Pertama, Mazmur 112 adalah sebuah nyanyian yang berisi janji-janji bagi ‘orang yang takut akan Tuhan, yang sangat suka kepada segala perintah-Nya’ (ay. 1) – alias – orang yang tidak fasik (baca: jahat, melawan Tuhan; ay. 10). Janji-janji di dalam Mazmur 112 tidak diberikan kepada pendeta, penginjil, guru Kristen, pemimpin pujian di gereja, ketua sinode, pemimpin agama dan bentuk-bentuk lain dari profesi kerohanian. Janji-janji Tuhan di dalam Mazmur 112 tidak diberikan berdasarkan profesi/posisi seseorang. Janji-janji yang luar biasa ini diberikan kepada orang-orang yang memiliki komitmen untuk ‘hidup takut akan Tuhan dan mencintai segala perintah-Nya.’ Pemazmur tidak ingin mengabaikan pentingnya profesi/posisi seseorang, namun demikian ia ingin menekankan betapa lebih pentingnya sebuah komitmen dibandingkan dengan segala posisi, profesi, gelar dan jabatan. Toh di hadapan Tuhan seorang jenderal tidak selalu lebih penting dibandingkan seorang kopral – dan dengan nada suara yang sama, pendeta tidaklah harus lebih penting dibandingkan dengan tukang sapu gereja, sekali lagi: di hadapan Tuhan.

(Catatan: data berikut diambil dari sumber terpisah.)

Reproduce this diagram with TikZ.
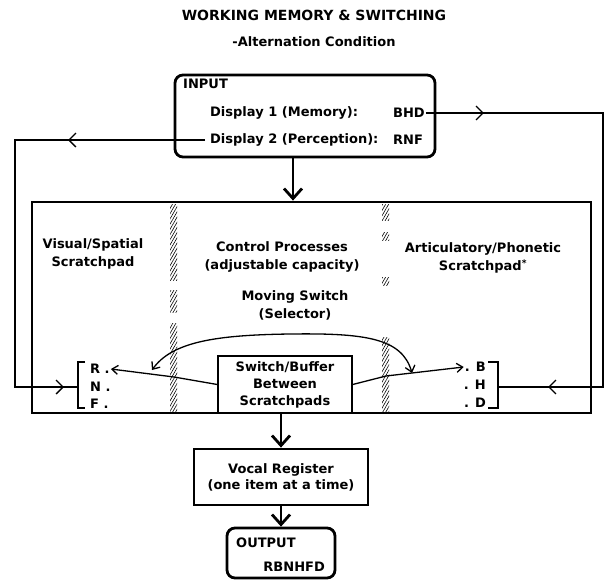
\documentclass[tikz,border=0pt]{standalone}
\usepackage{fontspec}
\setmainfont{DejaVu Sans}
\usetikzlibrary{arrows.meta, patterns.meta, decorations.markings}

\begin{document}
\begin{tikzpicture}[
    x=1pt, y=-1pt,
    font=\bfseries\fontsize{13}{18}\selectfont,
    box/.style={draw=black, line width=2.8pt, rounded corners=8pt},
    panel/.style={draw=black, line width=2.8pt},
    buffer/.style={draw=black, line width=1.4pt, align=center,
                   font=\bfseries\fontsize{13}{17}\selectfont},
    txt/.style={align=center, inner sep=1pt},
    ltr/.style={inner sep=1pt},
    link/.style={draw=black, line width=1.3pt},
    flow/.style={draw=black, line width=2.8pt, -{Straight Barb[length=10pt,width=18pt]}},
    tip/.style={-{Straight Barb[length=6pt,width=9pt]}},
    hatch/.style={pattern={Lines[angle=60,distance=2.6pt,line width=0.6pt]}},
    midtips/.style 2 args={postaction={decorate, decoration={markings,
        mark=at position #1 with {\arrow{Straight Barb[length=7pt,width=14pt]}},
        mark=at position #2 with {\arrow{Straight Barb[length=7pt,width=14pt]}}}}},
  ]
  \useasboundingbox (0,0) rectangle (605,581);
  % heading
  \node[font=\bfseries\fontsize{14}{17}\selectfont] (title) at (314,15) {WORKING MEMORY \& SWITCHING};
  \node (sub) at (314,42) {-Alternation Condition};
  % input
  \node[box, minimum width=260pt, minimum height=82pt] (inp) at (305,116) {};
  \node[ltr, anchor=west] (inlbl) at (182,84) {INPUT};
  \node[ltr, anchor=west] (d1) at (209,113) {Display 1 (Memory):};
  \node[ltr, anchor=west] (bhd) at (392,113) {BHD};
  \node[ltr, anchor=west] (d2) at (209,140) {Display 2 (Perception):};
  \node[ltr, anchor=west] (rnf) at (392,140) {RNF};
  % working memory
  \node[panel, minimum width=559pt, minimum height=211pt] (wm) at (311.5,307.5) {};
  \foreach \a/\b in {204/280, 290/312, 323/412}
    \fill[hatch] (170,\a) rectangle (177,\b);
  \foreach \a/\b in {204/220, 232/240, 277/285, 337/412}
    \fill[hatch] (382,\a) rectangle (389,\b);
  \node[txt] (vis) at (93,254) {Visual/Spatial\\Scratchpad};
  \node[txt] (ctl) at (282,257) {Control Processes\\(adjustable capacity)};
  \node[txt] (art) at (483,258) {Articulatory/Phonetic\\Scratchpad\textsuperscript{*}};
  \node[txt] (mov) at (295,305) {Moving Switch\\(Selector)};
  \node[buffer, minimum width=134pt, minimum height=57pt] (sw) at (285,384.5)
    {Switch/Buffer\\Between\\Scratchpads};
  % scratchpad items
  \node[ltr, anchor=west] (lR) at (89,369) {R .};
  \node[ltr, anchor=west] (lN) at (89,387) {N .};
  \node[ltr, anchor=west] (lF) at (89,404) {F .};
  \node[ltr, anchor=east] (rB) at (487,367) {. B};
  \node[ltr, anchor=east] (rH) at (487,385) {. H};
  \node[ltr, anchor=east] (rD) at (487,403) {. D};
  \draw[link] (85,362) -| (78,408) -- (85,408);
  \draw[link] (488,362) -| (498,408) -- (488,408);
  \coordinate (brL) at (78,387);
  \coordinate (brR) at (498,387);
  % switch
  \draw[link, tip] (sw.west) -- (174,377) -- (lR.east);
  \draw[link, tip] (sw.east) -- (386,376) -- (rB.west);
  \coordinate (selL) at (152,370);
  \coordinate (selR) at (412,373);
  \draw[link, {Straight Barb[length=6pt,width=10pt]}-{Straight Barb[length=6pt,width=10pt]}]
    (selL) .. controls (172,342) and (215,335) .. (290,334)
    .. controls (365,333) and (402,338) .. (selR);
  % feedback
  \draw[link, midtips={137pt}{486pt}] ([xshift=-4pt]d2.west) -- (15,140) |- (brL);
  \draw[link, midtips={58pt}{506pt}] (bhd.east) -- (603,113) |- (brR);
  % output
  \node[panel, align=center, minimum width=174pt, minimum height=56pt,
        font=\bfseries\fontsize{13}{16}\selectfont] (voc) at (281,477)
    {Vocal Register\\(one item at a time)};
  \node[box, minimum width=108pt, minimum height=50pt] (out) at (281,553) {};
  \node[ltr, anchor=west] (outlbl) at (235,543) {OUTPUT};
  \node[ltr, anchor=east] (seq) at (326,567) {RBNHFD};
  \coordinate (inBot) at (293,157);
  \draw[flow] (inBot) -- (inBot |- wm.north);
  \draw[flow] (voc.north |- wm.south) -- (voc.north);
  \draw[flow] (voc.south) -- (out.north);
\end{tikzpicture}
\end{document}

Kedua, apakah yang dimaksud dengan komitmen untuk takut akan Tuhan dan menyukai segala perintah-Nya? Mazmur 112 padat dengan kosa kata yang dapat dikelompokkan sebagai berikut (NRSV): (1) righteousness, righteous, upright (ay. 2, 3, 4, 6, 9); (2) justice, gracious, merciful, generous, giving freely to the poor (ay. 4, 5, 9).
Kelompok kosa kata yang pertama memiliki fokus pada kehidupan yang benar. Kebenaran adalah sebuah standar moral yang tidak dapat dibantah. Bagi pemazmur, dan demikian juga bagi orang Kristen, standar moral ditetapkan berdasarkan perintah-perintah Tuhan. Kepemimpinan yang paling berbahaya adalah kepemimpinan yang tanpa moralitas. Gereja yang paling berbahaya adalah gereja yang tidak menegakkan moralitas. Dan iman yang paling berbahaya adalah iman yang tidak disertai dengan moralitas. Berbeda dengan etika, moralitas tidak dapat ditawar dengan apapun juga. Moral is moral; immoral is immoral. Moralitas berbicara mengenai kesucian hidup, yaitu bagaimana hidup kita dapat memenuhi/mendekati standar kebenaran yang telah ditetapkan Tuhan.
Kelompok kosa kata yang kedua memiliki fokus pada keadilan dan belas kasihan kepada orang lain. Bagaimana sikap kita terhadap kaum yang lebih lemah? Jika kita seorang pengusaha, bagaimana kita memperlakukan karyawan kita? Jika kita orang yang cukup mampu, bagaimana tanggapan kita melihat orang-orang yang miskin, lemah, tidak berpendidikan, sakit, terpenjara dan terjerat dengan berbagai-bagai hutang? Mazmur 112 mengajarkan bahwa orang yang takut akan Tuhan dan mencintai perintah-Nya akan memperlakukan orang lain dengan kasih, kemurahan dan keadilan.
Jika demikian, dapatlah kita simpulkan bahwa janji-janji di dalam Mazmur 112 diperuntukkan bagi mereka yang takut akan Tuhan dan yang sangat suka dengan perintah-perintah-Nya, yaitu: (1) mereka yang hidup menjunjung tinggi moralitas/kesucian hidup, dan (2) mereka yang hidup menjunjung tinggi keadilan dan belas kasihan, terutama bagi kaum yang lebih lemah. Di dalam prinsip inilah tergambar sebuah kebenaran yang utuh: kebenaran hidup di hadapan Tuhan yang ditampilkan di dalam kasih kepada sesama manusia.
Kepada orang-orang seperti inilah, sebuah ‘kabar celaka’ bukanlah sebuah kabar yang menakutkan.